For reference, here's the known lifetimes of the various tokens and keys:

The Watch knows its Cognito generated STS Token is good for an hour
Amazon accessTokens are good for an hour (implied expire time)
Google accessToken is good until an expire time (google actually returns a time!)
Twitter doesn't have expire so its accessKey is unlimited
Facebook's token is good for a long time (actually the timeout is 60 days)
TODO: do any of the IdPs enforce idle timeouts? (e.g. a sessionKey has to be exchanged within a certain time or it is invalidated...)

So, with all these constants, and a little lead time, the Watch->iPhone->DynamoDB flow looks pretty robust. The current implementation is still limited to having the Watch ask the iPhone for the STS since I haven't figured out how to get the various SDKs working in the Watch. I don't want to rewrite all the IdP fetch codes, along with manual calls to Cognito.

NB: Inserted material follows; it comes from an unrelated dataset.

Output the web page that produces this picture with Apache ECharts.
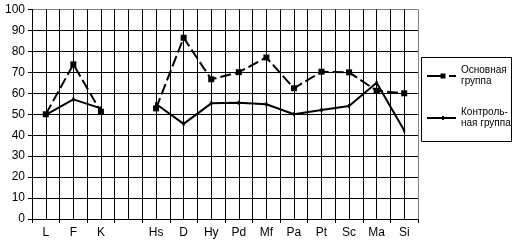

Plus, I'm likely to move the AWS writes back to the iPhone as the Watch is pretty slow.

The code for this release is here. The operating code is also in TestFlight (let me know if you want to try)

Known bugs:

Google Signin may not work when the app is launched from the Watch (app crashes)
Facebook login/logout doesn't update the iPhone status section
The getSTS in Watch is meant to be pure async -- I've turned this off until its logic is a bit more covering of various edge cases.
The webapp should also support all 4 IdP (only Amazon at the moment)

Tuesday, February 23, 2016

Wow: Multiple Identity Providers and AWS Cognito

I've finally found time to experiment with multiple identity providers for Cognito. Mostly to understand how a CognitoId is formed, merged, invalidated. It turns out this is a significant finding, especially when this Id is used, say, as a primary key for data storage!

Recall, the original sensor and sensor2 projects were plumbed with Login With Amazon as the identity provider to Cognito. This new experiment adds GooglePlus as a second provider. Here you can see the test platform on the iPhone:

Keep in mind that for this sensor2 application, the returned CognitoId is used as the customer's key into the storage databases. Both for access control and as the DynamoDB hash key.

The flow on the iPhone goes roughly as follows:

A user can login via one or both of the providers
A user can logout
A user can also login using same credentials on a different devices (e.g. another iPhone with the application loaded)

Now here's the interesting part. Depending on the login ordering, the CognitoId returned to the application (on the watch in this case) can change! Here's how it goes with my test application (which includes "Logins" merge)

Starting from scratch on a device
Login via Amazon where user's Amazon identity isn't known to this Cognito pool:

User will get a new CognitoId allocated

If user logs out and logs back in via Amazon, the same Id will be returned
If the user now logs into a second device via Amazon, the same Id will be returned
(so far this makes complete sense)
Now, if the user logs out and logs in via Google, a new Id will be returned
Again, if the user logs out and in again and same on second device, the new Id will continue to be returned
(this all makes sense)
At this point, the system thinks these are two users and those two CognitoIds will be used as different primary keys into the sensor database...
Now, if the user logs in via Amazon and also logs in via Google, a CognitoId merge will occur

One, or the other of those existing Ids from above will be returned
And, the other Id will be marked via Cognito as disabled
This is a merge of the identities
And this new merge will be returned on other devices from now on, regardless of whether they log in solely via Amazon or Google
(TODO: what happens if user is logged into Amazon, has a merged CognitoId and then they log in using a second Google credential?)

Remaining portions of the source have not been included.